DATA SHOWN:
◆ ◆ ◆

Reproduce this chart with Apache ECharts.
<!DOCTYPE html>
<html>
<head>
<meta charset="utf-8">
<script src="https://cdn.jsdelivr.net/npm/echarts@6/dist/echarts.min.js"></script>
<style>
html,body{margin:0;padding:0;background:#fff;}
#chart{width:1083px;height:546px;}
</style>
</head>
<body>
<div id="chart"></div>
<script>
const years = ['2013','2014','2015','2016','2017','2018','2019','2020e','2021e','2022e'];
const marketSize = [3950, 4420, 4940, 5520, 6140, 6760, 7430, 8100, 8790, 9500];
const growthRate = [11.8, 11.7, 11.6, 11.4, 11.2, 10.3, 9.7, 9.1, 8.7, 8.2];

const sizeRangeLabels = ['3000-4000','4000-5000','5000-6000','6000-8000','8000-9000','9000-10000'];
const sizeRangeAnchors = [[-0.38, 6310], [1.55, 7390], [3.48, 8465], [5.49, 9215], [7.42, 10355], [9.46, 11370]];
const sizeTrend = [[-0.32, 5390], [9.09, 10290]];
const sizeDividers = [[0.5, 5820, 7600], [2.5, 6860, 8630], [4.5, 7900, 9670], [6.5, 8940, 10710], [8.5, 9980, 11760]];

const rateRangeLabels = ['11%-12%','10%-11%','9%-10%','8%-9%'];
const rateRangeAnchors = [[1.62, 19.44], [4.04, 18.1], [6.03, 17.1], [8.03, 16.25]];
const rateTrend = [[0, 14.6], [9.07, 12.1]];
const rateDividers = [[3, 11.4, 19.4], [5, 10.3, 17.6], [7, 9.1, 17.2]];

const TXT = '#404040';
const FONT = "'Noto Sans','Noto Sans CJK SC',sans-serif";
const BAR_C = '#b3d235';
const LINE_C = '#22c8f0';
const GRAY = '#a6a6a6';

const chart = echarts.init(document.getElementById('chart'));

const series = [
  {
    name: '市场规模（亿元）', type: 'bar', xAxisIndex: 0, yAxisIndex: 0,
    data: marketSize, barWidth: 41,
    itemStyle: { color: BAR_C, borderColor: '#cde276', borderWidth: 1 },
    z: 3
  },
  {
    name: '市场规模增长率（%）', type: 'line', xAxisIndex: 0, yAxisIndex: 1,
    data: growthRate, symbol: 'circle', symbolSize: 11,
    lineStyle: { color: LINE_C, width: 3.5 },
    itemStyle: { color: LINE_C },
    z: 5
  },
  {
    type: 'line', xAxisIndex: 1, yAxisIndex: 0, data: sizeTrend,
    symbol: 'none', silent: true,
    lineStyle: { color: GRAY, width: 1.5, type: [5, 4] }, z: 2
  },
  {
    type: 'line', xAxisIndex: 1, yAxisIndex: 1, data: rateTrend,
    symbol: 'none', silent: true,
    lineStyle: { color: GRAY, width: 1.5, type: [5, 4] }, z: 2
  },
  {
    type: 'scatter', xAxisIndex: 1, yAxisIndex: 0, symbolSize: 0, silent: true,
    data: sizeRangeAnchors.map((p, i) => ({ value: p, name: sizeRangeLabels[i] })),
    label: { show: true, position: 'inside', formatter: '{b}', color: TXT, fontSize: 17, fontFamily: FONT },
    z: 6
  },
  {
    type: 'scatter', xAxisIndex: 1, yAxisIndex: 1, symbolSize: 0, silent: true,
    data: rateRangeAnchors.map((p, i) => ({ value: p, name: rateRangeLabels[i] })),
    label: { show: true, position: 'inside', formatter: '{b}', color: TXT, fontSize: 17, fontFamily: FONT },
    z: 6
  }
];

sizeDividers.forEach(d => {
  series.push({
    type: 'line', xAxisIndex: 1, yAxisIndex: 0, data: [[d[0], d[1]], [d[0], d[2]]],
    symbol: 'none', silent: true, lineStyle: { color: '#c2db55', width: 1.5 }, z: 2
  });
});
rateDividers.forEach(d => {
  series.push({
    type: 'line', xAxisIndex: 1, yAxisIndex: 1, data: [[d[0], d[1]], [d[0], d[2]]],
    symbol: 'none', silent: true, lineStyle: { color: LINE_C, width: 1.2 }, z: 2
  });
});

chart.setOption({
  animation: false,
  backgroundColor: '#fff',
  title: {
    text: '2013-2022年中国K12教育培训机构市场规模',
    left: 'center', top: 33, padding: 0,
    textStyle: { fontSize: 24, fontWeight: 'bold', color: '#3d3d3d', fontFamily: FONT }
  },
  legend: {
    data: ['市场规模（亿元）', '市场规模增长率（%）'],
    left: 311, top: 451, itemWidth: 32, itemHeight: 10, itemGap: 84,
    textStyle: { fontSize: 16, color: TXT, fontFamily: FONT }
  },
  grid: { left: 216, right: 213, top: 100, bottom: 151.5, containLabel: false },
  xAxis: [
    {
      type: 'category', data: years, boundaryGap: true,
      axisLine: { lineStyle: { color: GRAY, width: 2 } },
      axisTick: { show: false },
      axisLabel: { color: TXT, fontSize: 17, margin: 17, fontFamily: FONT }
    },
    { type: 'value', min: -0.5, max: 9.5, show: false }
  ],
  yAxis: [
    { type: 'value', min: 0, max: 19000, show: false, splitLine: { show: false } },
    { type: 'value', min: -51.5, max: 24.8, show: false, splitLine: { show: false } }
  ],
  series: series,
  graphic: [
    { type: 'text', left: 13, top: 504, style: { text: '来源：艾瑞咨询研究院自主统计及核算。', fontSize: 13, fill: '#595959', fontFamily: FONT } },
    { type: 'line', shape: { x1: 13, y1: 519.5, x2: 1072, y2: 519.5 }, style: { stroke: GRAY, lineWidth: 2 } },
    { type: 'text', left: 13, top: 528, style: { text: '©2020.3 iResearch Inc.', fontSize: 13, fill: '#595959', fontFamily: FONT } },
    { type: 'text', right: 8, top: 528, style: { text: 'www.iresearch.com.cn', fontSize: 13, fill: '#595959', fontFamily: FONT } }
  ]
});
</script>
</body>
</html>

◆ ◆ ◆

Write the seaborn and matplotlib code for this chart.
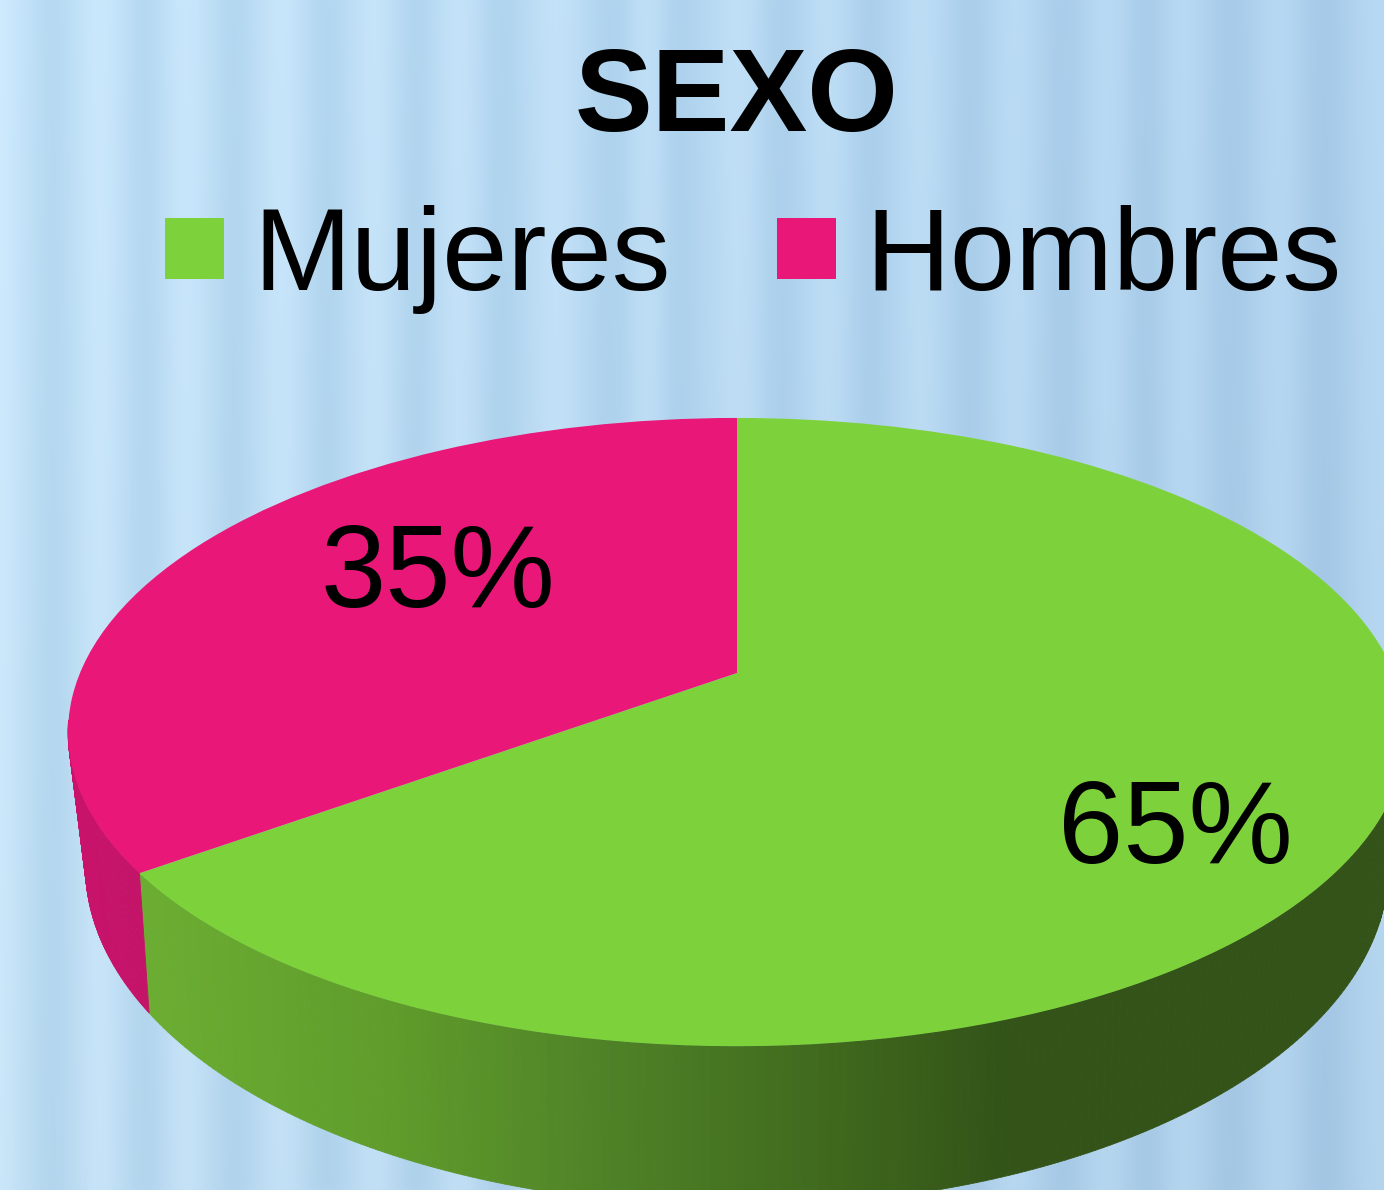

◆ ◆ ◆

Beginning with the line that contains "Reproduce this chart with Apache ECharts." and ending with the line that contains "[8.5, 9980, 11760]];", repeat exactly those lines and no others.

RESULT OF THE TASK:
Reproduce this chart with Apache ECharts.
<!DOCTYPE html>
<html>
<head>
<meta charset="utf-8">
<script src="https://cdn.jsdelivr.net/npm/echarts@6/dist/echarts.min.js"></script>
<style>
html,body{margin:0;padding:0;background:#fff;}
#chart{width:1083px;height:546px;}
</style>
</head>
<body>
<div id="chart"></div>
<script>
const years = ['2013','2014','2015','2016','2017','2018','2019','2020e','2021e','2022e'];
const marketSize = [3950, 4420, 4940, 5520, 6140, 6760, 7430, 8100, 8790, 9500];
const growthRate = [11.8, 11.7, 11.6, 11.4, 11.2, 10.3, 9.7, 9.1, 8.7, 8.2];

const sizeRangeLabels = ['3000-4000','4000-5000','5000-6000','6000-8000','8000-9000','9000-10000'];
const sizeRangeAnchors = [[-0.38, 6310], [1.55, 7390], [3.48, 8465], [5.49, 9215], [7.42, 10355], [9.46, 11370]];
const sizeTrend = [[-0.32, 5390], [9.09, 10290]];
const sizeDividers = [[0.5, 5820, 7600], [2.5, 6860, 8630], [4.5, 7900, 9670], [6.5, 8940, 10710], [8.5, 9980, 11760]];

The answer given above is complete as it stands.